I have a little secret.
And, it’s this: I am not a big fan of hummus. There. I said it.
There are only a few times when I actually crave it…and one of those is when I visit a particular Egyptian restaurant here in town that I swear has the best hummus I have ever had. And I’m not a fan of the store-bought kind. It’s a nice thought, though, when I am feeling particularly inspired and motivated while in the grocery store, buying things that are only good for me. And, alone in its healthy glory, it will sit, untouched and forgotten, in the bottom drawer of the refrigerator (which may be a strategic location on my part) until I am going through a “fridge clean-out session”….and whooooppsss…there it is again, most likely (very) expired and a reminder of money that I have wasted. Good intentions? Always. Great follow-through? Not so much. Does anyone else out there do this, too?

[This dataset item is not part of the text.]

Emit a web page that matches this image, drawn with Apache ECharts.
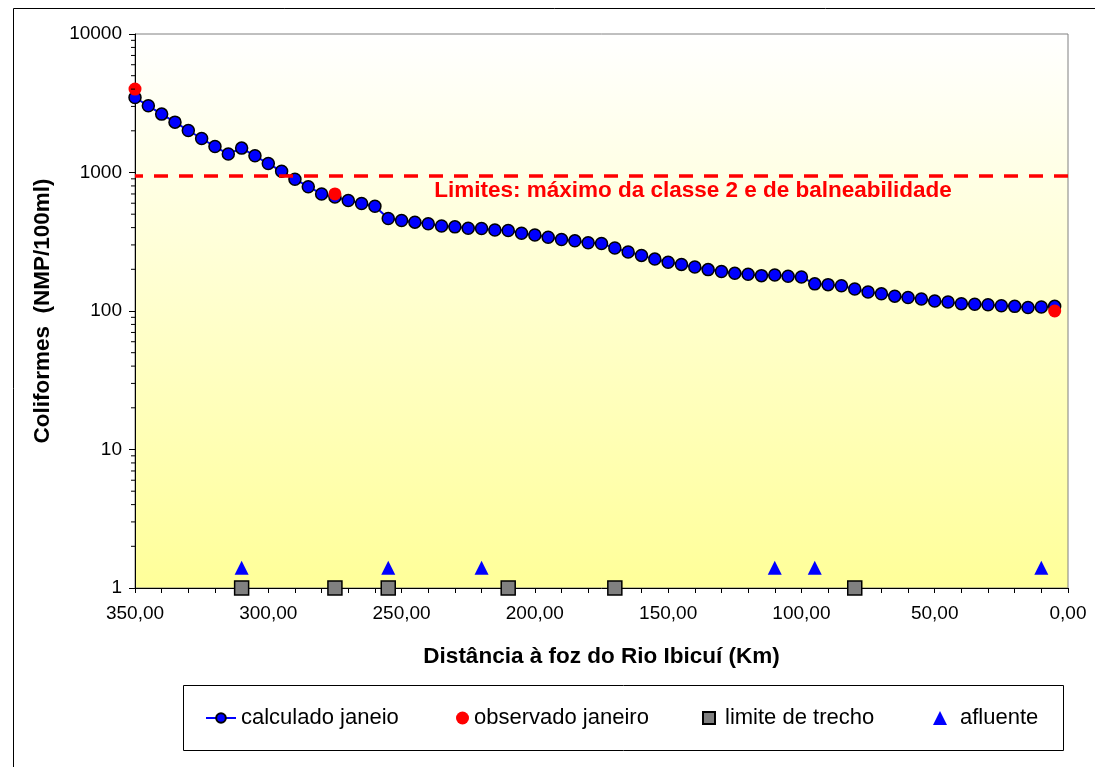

So, during my recent time off for the holidays, I tackled this recipe with the full hope that I would find a hummus recipe that I actually liked. I’ve made lots of other homemade kinds before, but nothing ever hit the spot. But, I saw this one and thought there could be potential. I love garlic, and I especially love roasted garlic, and the thought of the aroma in the kitchen as the garlic roasted was enough to motivate me to whip out the food processor and (literally) give it a whirl. I even made the pita bread that you see pictured above. However, I have a disclaimer with that pita bread. I was not a fan. It made great chips as leftovers when I baked them, but for soft, chewy pita bread, it was not my favorite. So I will not post that recipe and will remain on the hunt for one that I feel worthy of sharing with you. Why would a girl (or guy), in her (or her) right mind, choose to commit to a pita bread that doesn’t leave her feeling completely satisfied? We deserve so much better, don’t we? That’s right!
Roasted Garlic Hummus
Servings: Makes approximately 2 cups
|2||tablespoons extra-virgin olive oil , plus extra for drizzling|
|2||thinly sliced garlic cloves|
|3||tablespoons juice from 1 to 2 lemons****I added two full lemons, but it was a tad bit too citrusy for my own taste. I recommend taste-testing as you go.|
|6||tablespoons tahini , stirred well|
|1||(14-ounce) can chickpeas , drained and rinsed|
|1/2||teaspoon salt, plus more for garnish***I have recently discovered Maldon flaked sea salt. It’s crazy awesome, and I am putting it on everything now.|
|Pinch cayenne***I was pretty generous because I like spicy stuff.|
|2||teaspoons chopped fresh parsley|
1. Preheat your oven to 350 degrees, and remove outer papery skins from garlic (I leave some skin on-the skins that encase each individualized clove stay); cut top quarters off heads and discard. Don’t worry if you don’t clean a completely clean cross-section of the head. You will take care of this later.
2. Wrap the garlic head in aluminum foil and roast in the oven until browned and very tender, about 1 hour.
3. Meanwhile, heat olive oil and the sliced garlic cloves in small skillet over medium-low heat. Cook, stirring occasionally, until golden brown, about 5 minutes or so. ***Watch them closely. I found that my stove was probably way hotter than it should have been, and they browned very quickly.
4. Using a slotted spoon, transfer the garlic slices to paper towel-lined plate and set aside; reserve oil.
5. Once the roasted garlic is cool, squeeze cloves from their skins (you should have about 1/4 cup). **This can get messy. I recommend having a seafood pick to help get the mushy garlic puree out.
6. Combine lemon juice and water in small bowl or measuring cup.
7. Whisk together tahini and garlic cooking oil in second small bowl or measuring cup.
8. Process chickpeas, roasted garlic puree, salt, and cayenne in food processor until almost fully ground, about 15 seconds. Scrape down bowl with rubber spatula.
9. With machine running, add lemon juice-water mixture in steady stream through feed tube. Scrape down bowl and continue to process for 1 minute.
10. With machine running, add oil-tahini mixture in steady stream through feed tube; continue to process until hummus is smooth and creamy, about 15 seconds, scraping down bowl as needed.
11. Transfer hummus to serving bowl, sprinkle toasted garlic slices and parsley over surface, cover with plastic wrap, and let stand until flavors meld, at least 30 minutes.
12. Drizzle with olive oil, sea salt, and serve.
Barely adapted from Cook’s Illustrated.